Write the data out again exactly, with no pictures.

--- begin Data provided ---

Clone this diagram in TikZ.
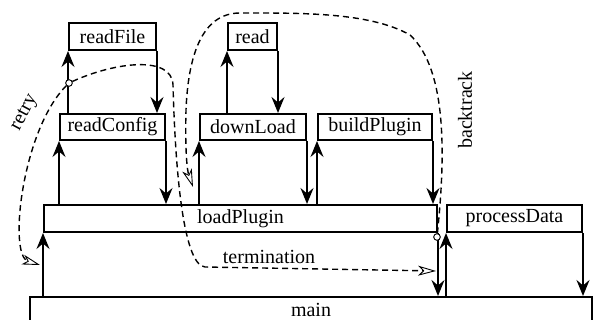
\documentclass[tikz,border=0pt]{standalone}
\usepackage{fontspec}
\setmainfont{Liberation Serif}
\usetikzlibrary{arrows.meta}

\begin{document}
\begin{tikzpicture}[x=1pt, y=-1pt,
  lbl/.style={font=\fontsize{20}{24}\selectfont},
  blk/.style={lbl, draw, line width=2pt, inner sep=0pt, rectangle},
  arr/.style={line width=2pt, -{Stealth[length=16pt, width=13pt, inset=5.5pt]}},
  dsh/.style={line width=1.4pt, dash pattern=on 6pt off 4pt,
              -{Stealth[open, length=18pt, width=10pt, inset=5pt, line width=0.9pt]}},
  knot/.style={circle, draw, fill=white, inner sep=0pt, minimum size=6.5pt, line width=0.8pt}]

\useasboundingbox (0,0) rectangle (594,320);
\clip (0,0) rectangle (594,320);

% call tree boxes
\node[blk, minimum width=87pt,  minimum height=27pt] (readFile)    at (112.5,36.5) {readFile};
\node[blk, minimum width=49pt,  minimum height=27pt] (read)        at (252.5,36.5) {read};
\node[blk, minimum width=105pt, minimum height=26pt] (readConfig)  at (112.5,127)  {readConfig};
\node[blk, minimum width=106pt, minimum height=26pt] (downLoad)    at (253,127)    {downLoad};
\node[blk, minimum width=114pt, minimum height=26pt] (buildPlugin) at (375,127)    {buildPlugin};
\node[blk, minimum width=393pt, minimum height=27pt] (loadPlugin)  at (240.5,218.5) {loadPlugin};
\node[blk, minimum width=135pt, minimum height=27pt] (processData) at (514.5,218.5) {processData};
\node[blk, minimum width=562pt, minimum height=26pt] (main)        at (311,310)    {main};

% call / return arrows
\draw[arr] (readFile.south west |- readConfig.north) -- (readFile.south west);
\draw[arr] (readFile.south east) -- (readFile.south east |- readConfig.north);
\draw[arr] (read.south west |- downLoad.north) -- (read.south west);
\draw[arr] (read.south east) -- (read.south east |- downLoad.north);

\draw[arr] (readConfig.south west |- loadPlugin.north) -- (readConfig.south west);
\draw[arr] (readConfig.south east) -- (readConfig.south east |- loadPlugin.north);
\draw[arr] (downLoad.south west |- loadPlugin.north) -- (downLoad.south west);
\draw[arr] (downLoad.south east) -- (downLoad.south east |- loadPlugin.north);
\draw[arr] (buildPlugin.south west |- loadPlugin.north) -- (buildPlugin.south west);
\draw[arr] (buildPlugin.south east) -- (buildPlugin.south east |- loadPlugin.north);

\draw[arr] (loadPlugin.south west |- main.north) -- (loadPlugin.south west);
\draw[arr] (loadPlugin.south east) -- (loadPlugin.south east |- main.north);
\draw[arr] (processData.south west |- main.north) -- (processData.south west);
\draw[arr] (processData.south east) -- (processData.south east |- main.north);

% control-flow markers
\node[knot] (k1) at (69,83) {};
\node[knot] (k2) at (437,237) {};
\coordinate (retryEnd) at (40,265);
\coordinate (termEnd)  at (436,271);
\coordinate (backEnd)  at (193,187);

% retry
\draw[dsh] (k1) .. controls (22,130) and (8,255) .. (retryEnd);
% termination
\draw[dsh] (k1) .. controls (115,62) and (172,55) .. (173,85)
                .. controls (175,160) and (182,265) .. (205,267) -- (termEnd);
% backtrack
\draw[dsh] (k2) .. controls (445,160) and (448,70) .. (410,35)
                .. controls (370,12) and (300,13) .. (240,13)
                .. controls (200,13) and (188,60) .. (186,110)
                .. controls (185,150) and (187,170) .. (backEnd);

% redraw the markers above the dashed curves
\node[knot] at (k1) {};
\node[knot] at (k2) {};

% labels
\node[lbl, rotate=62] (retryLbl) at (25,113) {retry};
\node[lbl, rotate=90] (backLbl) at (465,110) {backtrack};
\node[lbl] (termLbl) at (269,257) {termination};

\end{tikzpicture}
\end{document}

--- end Data provided ---

» **Exercise result**:
Clone this diagram in TikZ.
\documentclass[tikz,border=0pt]{standalone}
\usepackage{fontspec}
\setmainfont{Liberation Serif}
\usetikzlibrary{arrows.meta}

\begin{document}
\begin{tikzpicture}[x=1pt, y=-1pt,
  lbl/.style={font=\fontsize{20}{24}\selectfont},
  blk/.style={lbl, draw, line width=2pt, inner sep=0pt, rectangle},
  arr/.style={line width=2pt, -{Stealth[length=16pt, width=13pt, inset=5.5pt]}},
  dsh/.style={line width=1.4pt, dash pattern=on 6pt off 4pt,
              -{Stealth[open, length=18pt, width=10pt, inset=5pt, line width=0.9pt]}},
  knot/.style={circle, draw, fill=white, inner sep=0pt, minimum size=6.5pt, line width=0.8pt}]

\useasboundingbox (0,0) rectangle (594,320);
\clip (0,0) rectangle (594,320);

% call tree boxes
\node[blk, minimum width=87pt,  minimum height=27pt] (readFile)    at (112.5,36.5) {readFile};
\node[blk, minimum width=49pt,  minimum height=27pt] (read)        at (252.5,36.5) {read};
\node[blk, minimum width=105pt, minimum height=26pt] (readConfig)  at (112.5,127)  {readConfig};
\node[blk, minimum width=106pt, minimum height=26pt] (downLoad)    at (253,127)    {downLoad};
\node[blk, minimum width=114pt, minimum height=26pt] (buildPlugin) at (375,127)    {buildPlugin};
\node[blk, minimum width=393pt, minimum height=27pt] (loadPlugin)  at (240.5,218.5) {loadPlugin};
\node[blk, minimum width=135pt, minimum height=27pt] (processData) at (514.5,218.5) {processData};
\node[blk, minimum width=562pt, minimum height=26pt] (main)        at (311,310)    {main};

% call / return arrows
\draw[arr] (readFile.south west |- readConfig.north) -- (readFile.south west);
\draw[arr] (readFile.south east) -- (readFile.south east |- readConfig.north);
\draw[arr] (read.south west |- downLoad.north) -- (read.south west);
\draw[arr] (read.south east) -- (read.south east |- downLoad.north);

\draw[arr] (readConfig.south west |- loadPlugin.north) -- (readConfig.south west);
\draw[arr] (readConfig.south east) -- (readConfig.south east |- loadPlugin.north);
\draw[arr] (downLoad.south west |- loadPlugin.north) -- (downLoad.south west);
\draw[arr] (downLoad.south east) -- (downLoad.south east |- loadPlugin.north);
\draw[arr] (buildPlugin.south west |- loadPlugin.north) -- (buildPlugin.south west);
\draw[arr] (buildPlugin.south east) -- (buildPlugin.south east |- loadPlugin.north);

\draw[arr] (loadPlugin.south west |- main.north) -- (loadPlugin.south west);
\draw[arr] (loadPlugin.south east) -- (loadPlugin.south east |- main.north);
\draw[arr] (processData.south west |- main.north) -- (processData.south west);
\draw[arr] (processData.south east) -- (processData.south east |- main.north);

% control-flow markers
\node[knot] (k1) at (69,83) {};
\node[knot] (k2) at (437,237) {};
\coordinate (retryEnd) at (40,265);
\coordinate (termEnd)  at (436,271);
\coordinate (backEnd)  at (193,187);

% retry
\draw[dsh] (k1) .. controls (22,130) and (8,255) .. (retryEnd);
% termination
\draw[dsh] (k1) .. controls (115,62) and (172,55) .. (173,85)
                .. controls (175,160) and (182,265) .. (205,267) -- (termEnd);
% backtrack
\draw[dsh] (k2) .. controls (445,160) and (448,70) .. (410,35)
                .. controls (370,12) and (300,13) .. (240,13)
                .. controls (200,13) and (188,60) .. (186,110)
                .. controls (185,150) and (187,170) .. (backEnd);

% redraw the markers above the dashed curves
\node[knot] at (k1) {};
\node[knot] at (k2) {};

% labels
\node[lbl, rotate=62] (retryLbl) at (25,113) {retry};
\node[lbl, rotate=90] (backLbl) at (465,110) {backtrack};
\node[lbl] (termLbl) at (269,257) {termination};

\end{tikzpicture}
\end{document}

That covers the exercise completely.